Anixter International Inc., a global distributor of network and security solutions, electrical and electronic solutions and utility power solutions, has entered into a definitive agreement with an affiliate of Clayton, Dubilier & Rice to be acquired in an all cash transaction valued at approximately US$3.8 billion. The transaction will result in Anixter becoming a private company and is expected to close by the end of the first quarter of 2020.
Under the terms of the merger agreement, CD&R-managed funds will acquire all of the outstanding shares of Anixter common stock for US$81.00 per share in cash. This represents a premium of approximately 13% over Anixter’s closing price on October 29, 2019, and a premium of approximately 27% over the 90-day volume-weighted average price of Anixter’s common stock for the period ended October 29, 2019.
“We believe this transaction is in the best interest of Anixter and our stockholders,” said Bill Galvin, Anixter’s president and Chief Executive Officer in a statement. “After careful and thorough analysis, together with our independent advisors, our Board of Directors unanimously approved this transaction with CD&R, which has a strong reputation and a track record of success in helping industrial distributors, like Anixter, prosper and grow. We are also pleased that this transaction appropriately recognizes the value of Anixter’s customer relationships, technology and solutions, financial management and global market position. It’s a great outcome for Anixter’s employees, customers and partners. As a private company, we believe Anixter will have greater flexibility to focus on and accelerate our long-term strategic priorities.”
Nate Sleeper, Partner at CD&R, said, “Anixter is an exceptionally well-positioned industrial distributor with leading market positions and differentiated capabilities that deliver strong customer value.

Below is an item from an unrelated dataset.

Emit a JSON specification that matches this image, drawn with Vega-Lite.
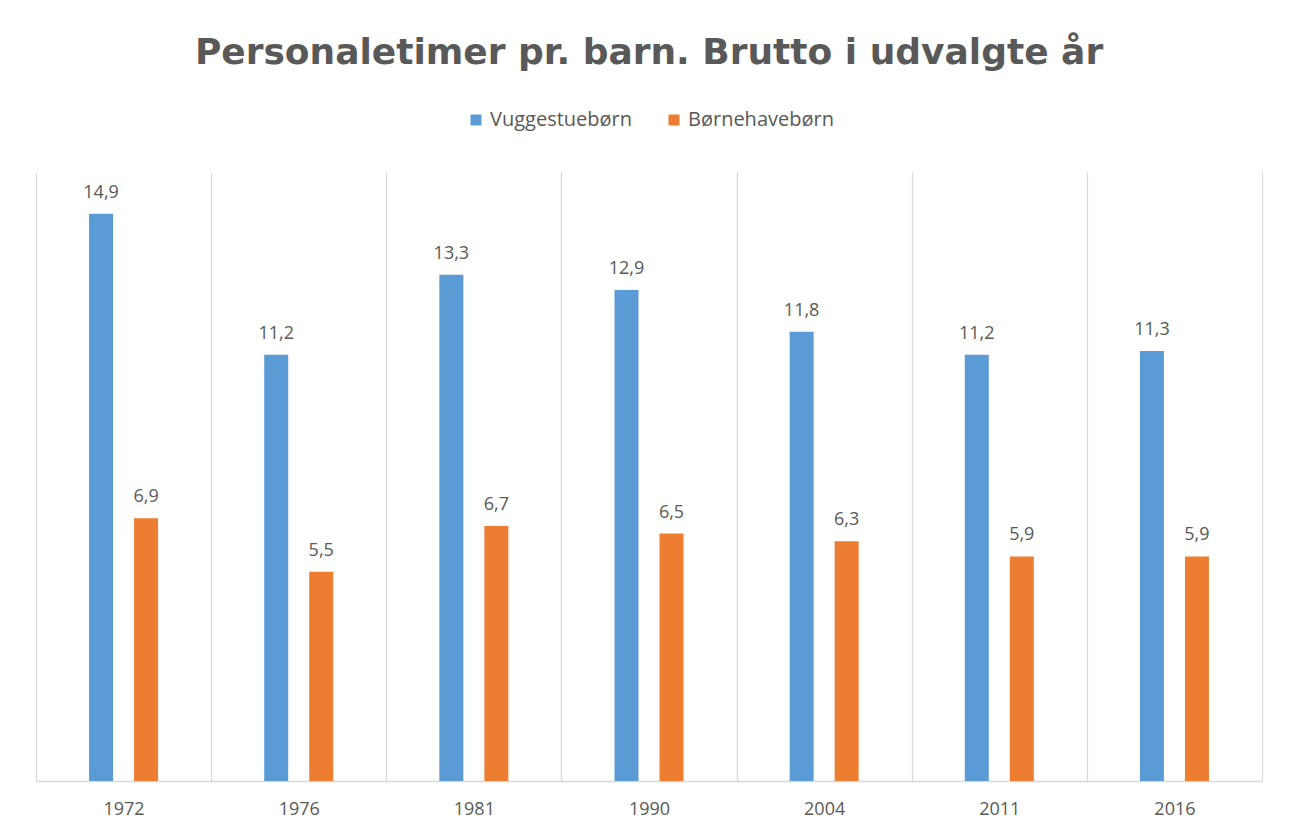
{
  "$schema": "https://vega.github.io/schema/vega-lite/v6.json",
  "autosize": "none",
  "padding": {"left": 36, "top": 172, "right": 30, "bottom": 53},
  "width": 1226,
  "height": 609,
  "background": "white",
  "title": {
    "text": "Personaletimer pr. barn. Brutto i udvalgte år",
    "anchor": "middle",
    "font": "DejaVu Sans",
    "fontSize": 36,
    "fontWeight": "bold",
    "color": "#595959",
    "offset": 38
  },
  "config": {
    "locale": {"number": {"decimal": ",", "thousands": ".", "grouping": [3], "currency": ["", " kr."]}},
    "view": {"stroke": null},
    "font": "Open Sans"
  },
  "data": {
    "values": [
      {"year": "1972", "serie": "Vuggestuebørn", "value": 14.9},
      {"year": "1972", "serie": "Børnehavebørn", "value": 6.9},
      {"year": "1976", "serie": "Vuggestuebørn", "value": 11.2},
      {"year": "1976", "serie": "Børnehavebørn", "value": 5.5},
      {"year": "1981", "serie": "Vuggestuebørn", "value": 13.3},
      {"year": "1981", "serie": "Børnehavebørn", "value": 6.7},
      {"year": "1990", "serie": "Vuggestuebørn", "value": 12.9},
      {"year": "1990", "serie": "Børnehavebørn", "value": 6.5},
      {"year": "2004", "serie": "Vuggestuebørn", "value": 11.8},
      {"year": "2004", "serie": "Børnehavebørn", "value": 6.3},
      {"year": "2011", "serie": "Vuggestuebørn", "value": 11.2},
      {"year": "2011", "serie": "Børnehavebørn", "value": 5.9},
      {"year": "2016", "serie": "Vuggestuebørn", "value": 11.3},
      {"year": "2016", "serie": "Børnehavebørn", "value": 5.9}
    ]
  },
  "encoding": {
    "x": {
      "field": "year",
      "type": "nominal",
      "sort": null,
      "scale": {"paddingInner": 0, "paddingOuter": 0},
      "axis": {
        "title": null,
        "labelAngle": 0,
        "tickBand": "extent",
        "grid": true,
        "gridColor": "#d9d9d9",
        "gridWidth": 1.3,
        "ticks": false,
        "domainColor": "#d9d9d9",
        "domainWidth": 1.3,
        "labelFont": "Open Sans",
        "labelFontSize": 18,
        "labelColor": "#595959",
        "labelPadding": 19
      }
    },
    "xOffset": {
      "field": "serie",
      "type": "nominal",
      "sort": ["Vuggestuebørn", "Børnehavebørn"],
      "scale": {"paddingInner": 0.109, "paddingOuter": 1}
    },
    "y": {
      "field": "value",
      "type": "quantitative",
      "scale": {"domain": [0, 16], "nice": false},
      "axis": null
    }
  },
  "layer": [
    {
      "mark": {"type": "bar", "width": 24},
      "encoding": {
        "color": {
          "field": "serie",
          "type": "nominal",
          "sort": ["Vuggestuebørn", "Børnehavebørn"],
          "scale": {"domain": ["Vuggestuebørn", "Børnehavebørn"], "range": ["#5b9bd5", "#ed7d31"]},
          "legend": {
            "title": null,
            "orient": "none",
            "direction": "horizontal",
            "legendX": 430,
            "legendY": -62,
            "symbolType": "square",
            "symbolSize": 121,
            "symbolStrokeWidth": 0,
            "labelFont": "Open Sans",
            "labelFontSize": 20,
            "labelColor": "#595959",
            "columnPadding": 31,
            "labelOffset": 4
          }
        }
      }
    },
    {
      "mark": {"type": "text", "baseline": "alphabetic", "dy": -16, "font": "Open Sans", "fontSize": 18, "color": "#595959"},
      "encoding": {
        "text": {"field": "value", "type": "quantitative", "format": ".1f"}
      }
    }
  ]
}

We look forward to partnering with the outstanding management team, led by Bill Galvin, on initiatives to grow the business and further strengthen its competitive position while maintaining Anixter’s distinctive culture grounded in operational excellence, innovation, and an unwavering commitment to the company’s employees, customers, and global partners.”
According to Anixter, it is anticipated that upon completion of the transaction, Bill Galvin, along with other members of Anixter’s executive management team, will continue to lead the company. Anixter’s Board of Directors has unanimously approved the agreement with CD&R and recommends that Anixter stockholders approve the proposed merger and merger agreement. Anixter expects to hold a Special Meeting of Stockholders to consider and vote on the proposed merger and merger agreement as soon as practicable after the mailing of the proxy statement to its stockholders.

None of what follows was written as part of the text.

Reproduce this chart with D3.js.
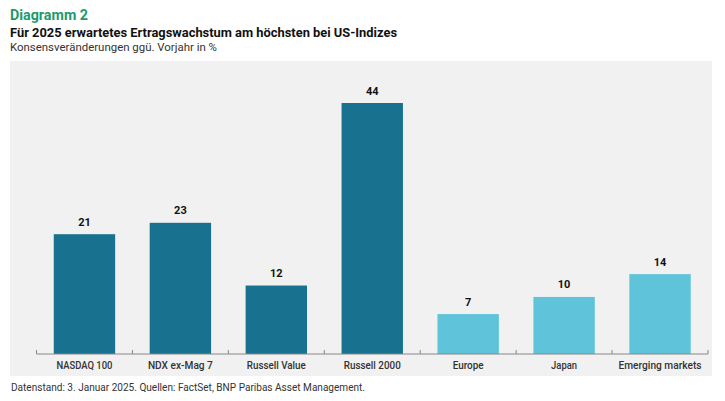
<!DOCTYPE html>
<html>
<head>
<meta charset="utf-8">
<script src="https://cdn.jsdelivr.net/npm/d3@7"></script>
<style>
  body { margin: 0; background: #fff; }
  text { font-family: "Roboto", "Liberation Sans", sans-serif; }
</style>
</head>
<body>
<svg id="chart" width="725" height="401"></svg>
<script>
const categories = ["NASDAQ 100", "NDX ex-Mag 7", "Russell Value", "Russell 2000", "Europe", "Japan", "Emerging markets"];
const values = [21, 23, 12, 44, 7, 10, 14];
const groups = ["us", "us", "us", "us", "other", "other", "other"];

// the original uses a condensed house font; squeeze our text to the same widths
const labelWidths = [56, 65, 59, 57, 31, 26, 83];

const data = categories.map((c, i) => ({ name: c, value: values[i], group: groups[i], w: labelWidths[i] }));

const svg = d3.select("#chart");
const margin = { left: 36.5, right: 17, top: 103, bottom: 47 };
const width = +svg.attr("width");
const height = +svg.attr("height");
const baseY = height - margin.bottom;

function squeeze(sel, w) {
  sel.attr("textLength", w).attr("lengthAdjust", "spacingAndGlyphs");
}

// panel background
svg.append("rect")
  .attr("x", 10).attr("y", 61)
  .attr("width", 702).attr("height", 315)
  .attr("fill", "#f1f1f1");

// headings
svg.append("text").attr("x", 10).attr("y", 20)
  .attr("font-size", 14).attr("font-weight", "bold").attr("fill", "#1d9a6c")
  .text("Diagramm 2").call(squeeze, 78);
svg.append("text").attr("x", 10).attr("y", 36.5)
  .attr("font-size", 13.5).attr("font-weight", "bold").attr("fill", "#111")
  .text("Für 2025 erwartetes Ertragswachstum am höchsten bei US-Indizes").call(squeeze, 387);
svg.append("text").attr("x", 10).attr("y", 51)
  .attr("font-size", 11.5).attr("fill", "#333")
  .text("Konsensveränderungen ggü. Vorjahr in %").call(squeeze, 207);

const x = d3.scaleBand()
  .domain(categories)
  .range([margin.left, width - margin.right])
  .paddingInner(0.36)
  .paddingOuter(0.18);

const y = d3.scaleLinear()
  .domain([0, 44])
  .range([baseY, margin.top]);

const color = d3.scaleOrdinal()
  .domain(["us", "other"])
  .range(["#17718f", "#5fc3d9"]);

svg.selectAll("rect.bar")
  .data(data)
  .enter()
  .append("rect")
  .attr("class", "bar")
  .attr("x", d => x(d.name))
  .attr("y", d => y(d.value))
  .attr("width", x.bandwidth())
  .attr("height", d => baseY - y(d.value))
  .attr("fill", d => color(d.group));

svg.selectAll("text.val")
  .data(data)
  .enter()
  .append("text")
  .attr("class", "val")
  .attr("x", d => x(d.name) + x.bandwidth() / 2)
  .attr("y", d => y(d.value) - 8.5)
  .attr("text-anchor", "middle")
  .attr("font-size", 11)
  .attr("font-weight", "bold")
  .attr("fill", "#111")
  .text(d => d.value);

// axis with ticks at band boundaries
const axisG = svg.append("g").attr("transform", `translate(0,${baseY})`);
const step = x.step();
const start = x(categories[0]) - x.paddingOuter() * step;
axisG.append("line")
  .attr("x1", start).attr("x2", start + step * categories.length)
  .attr("stroke", "#888").attr("stroke-width", 1);
axisG.selectAll("line.tick")
  .data(d3.range(categories.length + 1))
  .enter()
  .append("line")
  .attr("class", "tick")
  .attr("x1", i => start + i * step).attr("x2", i => start + i * step)
  .attr("y1", -4).attr("y2", 0)
  .attr("stroke", "#888");
axisG.selectAll("text")
  .data(data)
  .enter()
  .append("text")
  .attr("x", d => x(d.name) + x.bandwidth() / 2)
  .attr("y", 15)
  .attr("text-anchor", "middle")
  .attr("font-size", 11)
  .attr("font-weight", 500)
  .attr("fill", "#333")
  .text(d => d.name)
  .each(function (d) { d3.select(this).call(squeeze, d.w); });

svg.append("text").attr("x", 11).attr("y", 391)
  .attr("font-size", 11).attr("fill", "#333")
  .text("Datenstand: 3. Januar 2025.  Quellen: FactSet, BNP Paribas Asset Management.").call(squeeze, 354);
</script>
</body>
</html>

The transaction is subject to the approval of Anixter’s stockholders, regulatory approvals and other customary closing conditions. The transaction has fully committed financing and is not subject to any condition with regard to the financing.
Under the terms of the merger agreement, Anixter may solicit superior proposals from third parties for a period of 40 calendar days continuing through December 9, 2019.

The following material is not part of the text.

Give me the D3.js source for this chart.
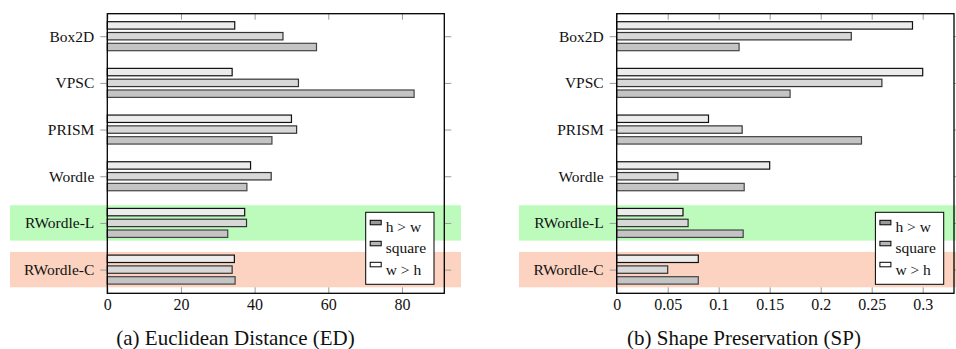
<!DOCTYPE html>
<html>
<head>
<meta charset="utf-8">
<script src="https://cdn.jsdelivr.net/npm/d3@7"></script>
<style>
  html, body { margin: 0; padding: 0; background: #fff; }
  svg { display: block; }
  svg text { font-family: "Liberation Serif", "Times New Roman", Tinos, Times, "Nimbus Roman", "Noto Serif", "DejaVu Serif", FreeSerif, serif; }
  .tick line { stroke: #999; }
  .tick text { fill: #111; }
</style>
</head>
<body>
<div id="chart"></div>
<script>
// categories (top to bottom) and series, as in the legend
const categories = ['Box2D', 'VPSC', 'PRISM', 'Wordle', 'RWordle-L', 'RWordle-C'];
const seriesNames = ['h > w', 'square', 'w > h'];

// (a) Euclidean Distance
const edHW = [56.8, 83.3, 44.7, 37.9, 32.7, 34.7];
const edSquare = [47.7, 51.9, 51.4, 44.5, 37.8, 33.9];
const edWH = [34.6, 33.9, 50.0, 38.9, 37.3, 34.5];
const edTicks = [0, 20, 40, 60, 80];

// (b) Shape Preservation
const spHW = [0.120, 0.170, 0.240, 0.125, 0.124, 0.080];
const spSquare = [0.230, 0.260, 0.123, 0.060, 0.070, 0.050];
const spWH = [0.290, 0.300, 0.090, 0.150, 0.065, 0.080];
const spTicks = [0, 0.05, 0.1, 0.15, 0.2, 0.25, 0.3];

const highlighted = ['RWordle-L', 'RWordle-C'];
const highlightColors = ['#bdfbbd', '#fcd3c0'];

const W = 956, H = 349;
const svg = d3.select('#chart').append('svg').attr('width', W).attr('height', H);

// bar look per series (h>w is drawn lowest in each group)
const barFill = {'h > w': '#c4c4c4', 'square': '#d8d8d8', 'w > h': '#ececec'};
const barStroke = {'h > w': '#444', 'square': '#333', 'w > h': '#111'};
const legendFill = {'h > w': '#999', 'square': '#b5b5b5', 'w > h': '#fff'};
const barOffset = {'h > w': 10.8, 'square': 0, 'w > h': -10.8};

function drawPanel(p) {
  const g = svg.append('g');
  const x = d3.scaleLinear().domain([0, p.xMax]).range([p.left, p.right]);
  const y = d3.scalePoint().domain(categories).range([36.2, 269.6]);
  const top = 13.7, bottom = 293.3;

  // highlight bands
  highlighted.forEach((c, i) => {
    g.append('rect')
      .attr('x', p.bandX0).attr('width', p.bandX1 - p.bandX0)
      .attr('y', y(c) - 17.7).attr('height', 35.4)
      .attr('fill', highlightColors[i]);
  });

  // bars
  seriesNames.forEach(s => {
    const vals = p.values[s];
    g.selectAll(null).data(categories).enter().append('rect')
      .attr('x', x(0))
      .attr('y', (c) => y(c) + barOffset[s] - 3.7)
      .attr('width', (c, i) => x(vals[i]) - x(0))
      .attr('height', 7.4)
      .attr('fill', barFill[s])
      .attr('stroke', barStroke[s])
      .attr('stroke-width', 1.2);
  });

  // axes
  const gx = g.append('g').attr('transform', `translate(0,${bottom})`)
    .call(d3.axisBottom(x).tickValues(p.ticks).tickFormat(d => String(d)).tickSize(-6).tickPadding(5));
  gx.attr('font-family', null).selectAll('text').attr('font-size', 16);
  const gt = g.append('g').attr('transform', `translate(0,${top})`)
    .call(d3.axisTop(x).tickValues(p.ticks).tickFormat('').tickSize(-6));
  const gy = g.append('g').attr('transform', `translate(${p.left},0)`)
    .call(d3.axisLeft(y).tickSize(7).tickPadding(6));
  gy.attr('font-family', null).selectAll('text').attr('font-size', 15.5);
  const gr = g.append('g').attr('transform', `translate(${p.right},0)`)
    .call(d3.axisRight(y).tickSize(7).tickFormat(''));
  [gx, gt, gy, gr].forEach(a => a.select('.domain').remove());

  // frame
  g.append('rect')
    .attr('x', p.left).attr('y', top)
    .attr('width', p.right - p.left).attr('height', bottom - top)
    .attr('fill', 'none').attr('stroke', '#000').attr('stroke-width', 1.3);

  // legend
  const lw = 68.3, lh = 72;
  const lx = p.right - 10.3 - lw, ly = bottom - 9 - lh;
  const lg = g.append('g').attr('transform', `translate(${lx},${ly})`);
  lg.append('rect').attr('width', lw).attr('height', lh)
    .attr('fill', '#fff').attr('stroke', '#000').attr('stroke-width', 1);
  seriesNames.forEach((s, i) => {
    lg.append('rect')
      .attr('x', 4.5).attr('y', 8 + i * 21).attr('width', 11).attr('height', 4.5)
      .attr('fill', legendFill[s]).attr('stroke', '#000').attr('stroke-width', 1);
    lg.append('text')
      .attr('x', 20).attr('y', 19.6 + i * 21.6)
      .attr('font-size', 15.5).attr('fill', '#111')
      .text(s);
  });

  // caption
  g.append('text')
    .attr('x', (p.bandX0 + p.bandX1) / 2).attr('y', 345)
    .attr('text-anchor', 'middle').attr('font-size', 21).attr('fill', '#111')
    .text(p.caption);
}

drawPanel({
  left: 107.3, right: 444.3, xMax: 91.5, ticks: edTicks,
  bandX0: 10, bandX1: 461,
  values: {'h > w': edHW, 'square': edSquare, 'w > h': edWH},
  caption: '(a) Euclidean Distance (ED)'
});

drawPanel({
  left: 616.7, right: 954, xMax: 0.3307, ticks: spTicks,
  bandX0: 519, bandX1: 969,
  values: {'h > w': spHW, 'square': spSquare, 'w > h': spWH},
  caption: '(b) Shape Preservation (SP)'
});
</script>
</body>
</html>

Centerview Partners LLC is serving as lead financial advisor, Wells Fargo Securities, LLC is also serving as financial advisor and Sidley Austin LLP is serving as legal advisor to Anixter in connection with the transaction. BofA Securities, J.P. Morgan Securities LLC, Deutsche Bank Securities Inc. and Credit Suisse are serving as financial advisors to CD&R, and Debevoise & Plimpton LLP is serving as legal advisor to CD&R.